If we were to adopt a preferred range, what should it be? In light of the strategic considerations mentioned above, along with quantifiable measurement error, I would personally set the bottom of the range at slightly above 1 percent per year for the core PCE deflator, the Fed's preferred inflation measure. Because of audience polls, and at least until they are replaced by more rigorous information, I would set the top of the range at about 2.5 percent per year. The midpoint of this range is then slightly less than 2 percent per year, which turns out to be about what U.S. core PCE inflation has averaged over the past eight years. But I would stress the range more than the point estimate.

Anthony Santomero

Tue, June 10, 2003

Over the past decade or so, a number of central banks around the world have, to good effect, adopted inflation targeting as a means of achieving both price stability and credibility as inflation fighters. The monetary authorities of more than 20 countries, including New Zealand, the United Kingdom, and Canada have adopted explicit inflation targets.

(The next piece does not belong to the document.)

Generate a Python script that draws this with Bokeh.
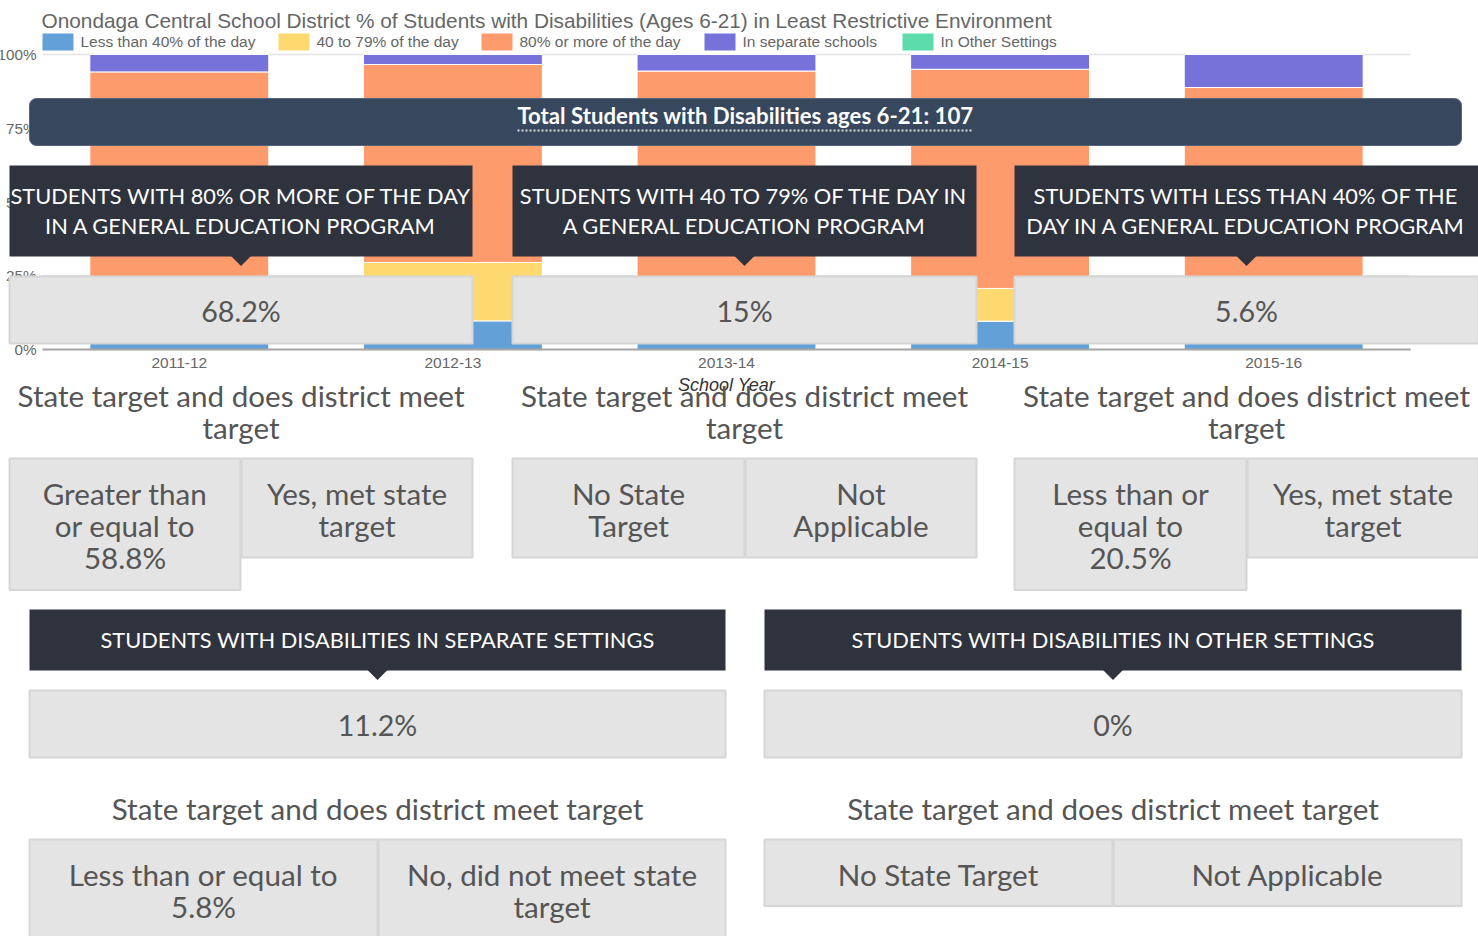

...Our neighbors to the north speak well of explicit inflation targeting. In Canada, the economic boom at the end of the 1980s, together with an oil price shock and the introduction of their goods and services tax, led to fears that inflation would escalate. Against this backdrop, the Canadian government and the Bank of Canada agreed on explicit targets for inflation reduction in 1991.

The first formal targets aimed to bring inflation down to 2 percent by December 1995. Inflation declined more quickly than anticipated and was already closing in on its target by January 1992 — almost four years ahead of schedule. Since then, with year-over-year inflation almost always in the 1 to 3 percent target range, the policy has been widely regarded as a success.